What the task requires » Send each entry back exactly as given, pictures excluded.

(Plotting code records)

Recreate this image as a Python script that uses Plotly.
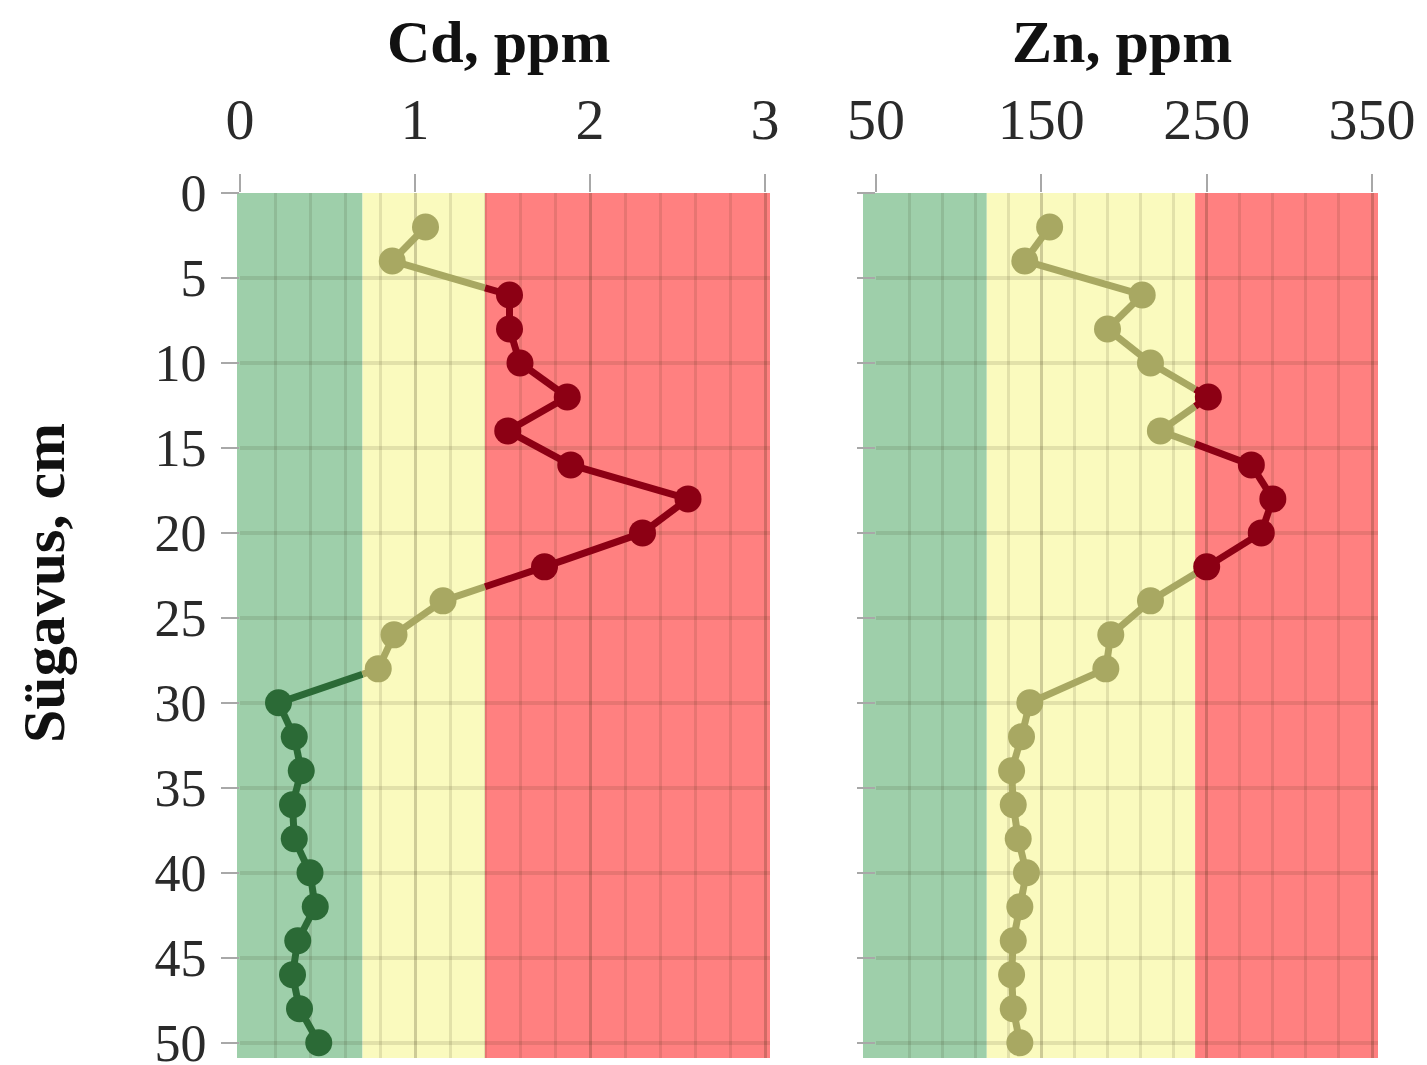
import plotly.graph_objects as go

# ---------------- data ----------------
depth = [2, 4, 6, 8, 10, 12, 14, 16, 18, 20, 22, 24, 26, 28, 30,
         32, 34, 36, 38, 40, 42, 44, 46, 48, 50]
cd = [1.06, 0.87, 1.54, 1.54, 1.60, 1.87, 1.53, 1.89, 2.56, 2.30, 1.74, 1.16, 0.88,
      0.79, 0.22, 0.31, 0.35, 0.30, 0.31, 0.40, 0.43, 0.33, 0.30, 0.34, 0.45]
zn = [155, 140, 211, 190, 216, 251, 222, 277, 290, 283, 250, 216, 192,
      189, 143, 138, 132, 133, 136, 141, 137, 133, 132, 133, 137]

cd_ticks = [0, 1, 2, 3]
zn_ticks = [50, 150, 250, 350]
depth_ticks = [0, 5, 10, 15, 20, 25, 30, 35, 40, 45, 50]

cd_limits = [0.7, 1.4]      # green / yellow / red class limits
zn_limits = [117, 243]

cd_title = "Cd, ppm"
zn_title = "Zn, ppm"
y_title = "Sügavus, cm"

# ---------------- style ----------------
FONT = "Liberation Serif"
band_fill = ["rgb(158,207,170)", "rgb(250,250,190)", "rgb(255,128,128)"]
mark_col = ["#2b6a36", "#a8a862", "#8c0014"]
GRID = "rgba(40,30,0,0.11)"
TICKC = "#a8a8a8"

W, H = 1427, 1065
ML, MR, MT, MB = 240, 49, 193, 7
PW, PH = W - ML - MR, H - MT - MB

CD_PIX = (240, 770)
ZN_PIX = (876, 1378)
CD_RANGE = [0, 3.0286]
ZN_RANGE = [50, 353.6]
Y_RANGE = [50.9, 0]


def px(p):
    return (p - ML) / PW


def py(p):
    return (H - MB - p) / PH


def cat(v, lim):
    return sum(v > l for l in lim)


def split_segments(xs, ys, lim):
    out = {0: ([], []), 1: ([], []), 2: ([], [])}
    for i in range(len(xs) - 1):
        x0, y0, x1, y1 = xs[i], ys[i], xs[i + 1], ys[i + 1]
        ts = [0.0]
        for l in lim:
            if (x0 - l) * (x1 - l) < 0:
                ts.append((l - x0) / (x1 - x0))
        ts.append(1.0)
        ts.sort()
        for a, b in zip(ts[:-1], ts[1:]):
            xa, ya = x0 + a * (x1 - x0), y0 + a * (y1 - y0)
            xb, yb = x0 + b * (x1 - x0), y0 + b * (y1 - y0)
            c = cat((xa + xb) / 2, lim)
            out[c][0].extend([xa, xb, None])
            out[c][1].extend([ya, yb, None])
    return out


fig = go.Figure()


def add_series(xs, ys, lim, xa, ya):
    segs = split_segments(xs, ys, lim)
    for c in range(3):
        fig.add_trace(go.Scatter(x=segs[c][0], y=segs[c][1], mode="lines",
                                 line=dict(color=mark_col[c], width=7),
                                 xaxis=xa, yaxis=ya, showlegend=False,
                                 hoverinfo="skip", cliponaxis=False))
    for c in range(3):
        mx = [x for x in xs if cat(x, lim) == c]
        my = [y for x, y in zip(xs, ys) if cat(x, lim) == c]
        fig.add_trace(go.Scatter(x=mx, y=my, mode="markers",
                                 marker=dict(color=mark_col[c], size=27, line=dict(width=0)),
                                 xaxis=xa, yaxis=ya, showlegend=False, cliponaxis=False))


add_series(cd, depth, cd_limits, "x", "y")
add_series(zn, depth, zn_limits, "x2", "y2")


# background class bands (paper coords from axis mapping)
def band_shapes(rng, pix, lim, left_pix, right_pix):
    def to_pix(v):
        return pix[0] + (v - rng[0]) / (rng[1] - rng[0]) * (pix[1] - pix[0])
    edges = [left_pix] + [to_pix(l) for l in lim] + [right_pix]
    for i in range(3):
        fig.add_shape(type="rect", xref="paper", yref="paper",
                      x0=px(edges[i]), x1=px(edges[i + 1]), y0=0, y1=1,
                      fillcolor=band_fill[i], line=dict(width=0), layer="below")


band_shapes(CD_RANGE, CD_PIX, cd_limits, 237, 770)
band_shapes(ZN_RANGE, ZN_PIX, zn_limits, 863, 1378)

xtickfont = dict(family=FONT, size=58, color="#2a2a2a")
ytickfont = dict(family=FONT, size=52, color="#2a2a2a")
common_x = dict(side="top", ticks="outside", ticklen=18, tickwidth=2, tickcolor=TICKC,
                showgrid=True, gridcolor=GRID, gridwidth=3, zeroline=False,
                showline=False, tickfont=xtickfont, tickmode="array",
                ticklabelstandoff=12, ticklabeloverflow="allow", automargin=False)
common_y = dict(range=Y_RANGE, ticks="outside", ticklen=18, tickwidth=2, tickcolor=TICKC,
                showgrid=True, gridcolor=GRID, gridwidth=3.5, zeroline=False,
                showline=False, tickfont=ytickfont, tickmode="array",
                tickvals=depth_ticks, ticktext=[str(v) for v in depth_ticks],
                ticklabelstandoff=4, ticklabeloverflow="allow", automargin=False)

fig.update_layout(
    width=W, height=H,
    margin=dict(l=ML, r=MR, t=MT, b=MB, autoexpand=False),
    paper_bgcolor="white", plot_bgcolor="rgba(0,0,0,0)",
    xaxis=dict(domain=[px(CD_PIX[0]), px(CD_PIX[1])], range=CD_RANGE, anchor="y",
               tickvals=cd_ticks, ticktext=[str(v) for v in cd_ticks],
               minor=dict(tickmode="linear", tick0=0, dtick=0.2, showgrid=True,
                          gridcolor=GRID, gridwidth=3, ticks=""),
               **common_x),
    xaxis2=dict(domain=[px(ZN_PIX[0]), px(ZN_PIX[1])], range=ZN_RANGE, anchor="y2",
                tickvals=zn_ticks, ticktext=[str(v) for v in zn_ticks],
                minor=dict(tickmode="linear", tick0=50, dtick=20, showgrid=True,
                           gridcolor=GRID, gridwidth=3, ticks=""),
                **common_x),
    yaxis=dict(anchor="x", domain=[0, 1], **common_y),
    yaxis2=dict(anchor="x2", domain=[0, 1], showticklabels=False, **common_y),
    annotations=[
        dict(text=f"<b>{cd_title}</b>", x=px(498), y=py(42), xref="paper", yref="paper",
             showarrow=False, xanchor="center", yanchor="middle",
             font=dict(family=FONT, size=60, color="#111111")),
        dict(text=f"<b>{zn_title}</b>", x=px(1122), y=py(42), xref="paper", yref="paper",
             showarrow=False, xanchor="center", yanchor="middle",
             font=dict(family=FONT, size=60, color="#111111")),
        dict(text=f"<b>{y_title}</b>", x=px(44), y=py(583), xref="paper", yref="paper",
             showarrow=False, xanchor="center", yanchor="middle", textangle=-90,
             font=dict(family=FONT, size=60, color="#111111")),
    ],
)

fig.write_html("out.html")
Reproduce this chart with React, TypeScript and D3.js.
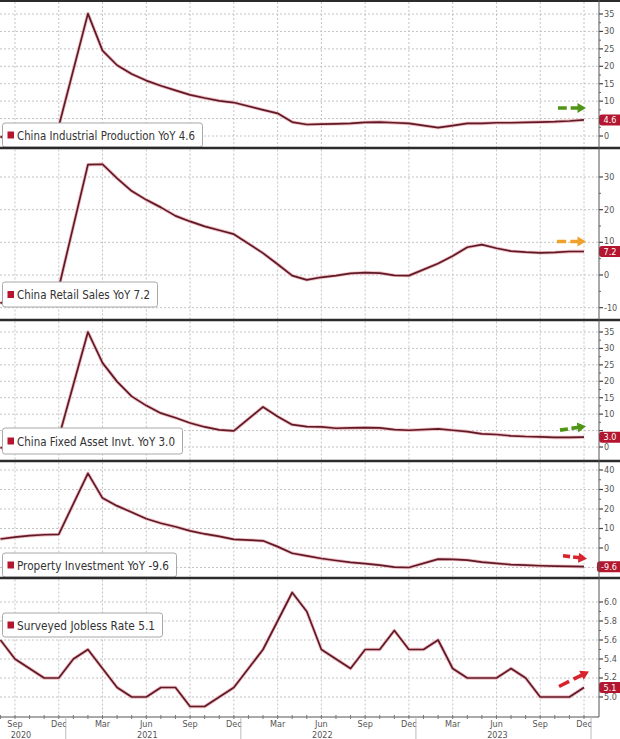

Problem solution »
Recreate this image as a Python script that uses Plotly.
import plotly.graph_objects as go

# ---------------- data ----------------
depth = [2, 4, 6, 8, 10, 12, 14, 16, 18, 20, 22, 24, 26, 28, 30,
         32, 34, 36, 38, 40, 42, 44, 46, 48, 50]
cd = [1.06, 0.87, 1.54, 1.54, 1.60, 1.87, 1.53, 1.89, 2.56, 2.30, 1.74, 1.16, 0.88,
      0.79, 0.22, 0.31, 0.35, 0.30, 0.31, 0.40, 0.43, 0.33, 0.30, 0.34, 0.45]
zn = [155, 140, 211, 190, 216, 251, 222, 277, 290, 283, 250, 216, 192,
      189, 143, 138, 132, 133, 136, 141, 137, 133, 132, 133, 137]

cd_ticks = [0, 1, 2, 3]
zn_ticks = [50, 150, 250, 350]
depth_ticks = [0, 5, 10, 15, 20, 25, 30, 35, 40, 45, 50]

cd_limits = [0.7, 1.4]      # green / yellow / red class limits
zn_limits = [117, 243]

cd_title = "Cd, ppm"
zn_title = "Zn, ppm"
y_title = "Sügavus, cm"

# ---------------- style ----------------
FONT = "Liberation Serif"
band_fill = ["rgb(158,207,170)", "rgb(250,250,190)", "rgb(255,128,128)"]
mark_col = ["#2b6a36", "#a8a862", "#8c0014"]
GRID = "rgba(40,30,0,0.11)"
TICKC = "#a8a8a8"

W, H = 1427, 1065
ML, MR, MT, MB = 240, 49, 193, 7
PW, PH = W - ML - MR, H - MT - MB

CD_PIX = (240, 770)
ZN_PIX = (876, 1378)
CD_RANGE = [0, 3.0286]
ZN_RANGE = [50, 353.6]
Y_RANGE = [50.9, 0]


def px(p):
    return (p - ML) / PW


def py(p):
    return (H - MB - p) / PH


def cat(v, lim):
    return sum(v > l for l in lim)


def split_segments(xs, ys, lim):
    out = {0: ([], []), 1: ([], []), 2: ([], [])}
    for i in range(len(xs) - 1):
        x0, y0, x1, y1 = xs[i], ys[i], xs[i + 1], ys[i + 1]
        ts = [0.0]
        for l in lim:
            if (x0 - l) * (x1 - l) < 0:
                ts.append((l - x0) / (x1 - x0))
        ts.append(1.0)
        ts.sort()
        for a, b in zip(ts[:-1], ts[1:]):
            xa, ya = x0 + a * (x1 - x0), y0 + a * (y1 - y0)
            xb, yb = x0 + b * (x1 - x0), y0 + b * (y1 - y0)
            c = cat((xa + xb) / 2, lim)
            out[c][0].extend([xa, xb, None])
            out[c][1].extend([ya, yb, None])
    return out


fig = go.Figure()


def add_series(xs, ys, lim, xa, ya):
    segs = split_segments(xs, ys, lim)
    for c in range(3):
        fig.add_trace(go.Scatter(x=segs[c][0], y=segs[c][1], mode="lines",
                                 line=dict(color=mark_col[c], width=7),
                                 xaxis=xa, yaxis=ya, showlegend=False,
                                 hoverinfo="skip", cliponaxis=False))
    for c in range(3):
        mx = [x for x in xs if cat(x, lim) == c]
        my = [y for x, y in zip(xs, ys) if cat(x, lim) == c]
        fig.add_trace(go.Scatter(x=mx, y=my, mode="markers",
                                 marker=dict(color=mark_col[c], size=27, line=dict(width=0)),
                                 xaxis=xa, yaxis=ya, showlegend=False, cliponaxis=False))


add_series(cd, depth, cd_limits, "x", "y")
add_series(zn, depth, zn_limits, "x2", "y2")


# background class bands (paper coords from axis mapping)
def band_shapes(rng, pix, lim, left_pix, right_pix):
    def to_pix(v):
        return pix[0] + (v - rng[0]) / (rng[1] - rng[0]) * (pix[1] - pix[0])
    edges = [left_pix] + [to_pix(l) for l in lim] + [right_pix]
    for i in range(3):
        fig.add_shape(type="rect", xref="paper", yref="paper",
                      x0=px(edges[i]), x1=px(edges[i + 1]), y0=0, y1=1,
                      fillcolor=band_fill[i], line=dict(width=0), layer="below")


band_shapes(CD_RANGE, CD_PIX, cd_limits, 237, 770)
band_shapes(ZN_RANGE, ZN_PIX, zn_limits, 863, 1378)

xtickfont = dict(family=FONT, size=58, color="#2a2a2a")
ytickfont = dict(family=FONT, size=52, color="#2a2a2a")
common_x = dict(side="top", ticks="outside", ticklen=18, tickwidth=2, tickcolor=TICKC,
                showgrid=True, gridcolor=GRID, gridwidth=3, zeroline=False,
                showline=False, tickfont=xtickfont, tickmode="array",
                ticklabelstandoff=12, ticklabeloverflow="allow", automargin=False)
common_y = dict(range=Y_RANGE, ticks="outside", ticklen=18, tickwidth=2, tickcolor=TICKC,
                showgrid=True, gridcolor=GRID, gridwidth=3.5, zeroline=False,
                showline=False, tickfont=ytickfont, tickmode="array",
                tickvals=depth_ticks, ticktext=[str(v) for v in depth_ticks],
                ticklabelstandoff=4, ticklabeloverflow="allow", automargin=False)

fig.update_layout(
    width=W, height=H,
    margin=dict(l=ML, r=MR, t=MT, b=MB, autoexpand=False),
    paper_bgcolor="white", plot_bgcolor="rgba(0,0,0,0)",
    xaxis=dict(domain=[px(CD_PIX[0]), px(CD_PIX[1])], range=CD_RANGE, anchor="y",
               tickvals=cd_ticks, ticktext=[str(v) for v in cd_ticks],
               minor=dict(tickmode="linear", tick0=0, dtick=0.2, showgrid=True,
                          gridcolor=GRID, gridwidth=3, ticks=""),
               **common_x),
    xaxis2=dict(domain=[px(ZN_PIX[0]), px(ZN_PIX[1])], range=ZN_RANGE, anchor="y2",
                tickvals=zn_ticks, ticktext=[str(v) for v in zn_ticks],
                minor=dict(tickmode="linear", tick0=50, dtick=20, showgrid=True,
                           gridcolor=GRID, gridwidth=3, ticks=""),
                **common_x),
    yaxis=dict(anchor="x", domain=[0, 1], **common_y),
    yaxis2=dict(anchor="x2", domain=[0, 1], showticklabels=False, **common_y),
    annotations=[
        dict(text=f"<b>{cd_title}</b>", x=px(498), y=py(42), xref="paper", yref="paper",
             showarrow=False, xanchor="center", yanchor="middle",
             font=dict(family=FONT, size=60, color="#111111")),
        dict(text=f"<b>{zn_title}</b>", x=px(1122), y=py(42), xref="paper", yref="paper",
             showarrow=False, xanchor="center", yanchor="middle",
             font=dict(family=FONT, size=60, color="#111111")),
        dict(text=f"<b>{y_title}</b>", x=px(44), y=py(583), xref="paper", yref="paper",
             showarrow=False, xanchor="center", yanchor="middle", textangle=-90,
             font=dict(family=FONT, size=60, color="#111111")),
    ],
)

fig.write_html("out.html")
Reproduce this chart with React, TypeScript and D3.js.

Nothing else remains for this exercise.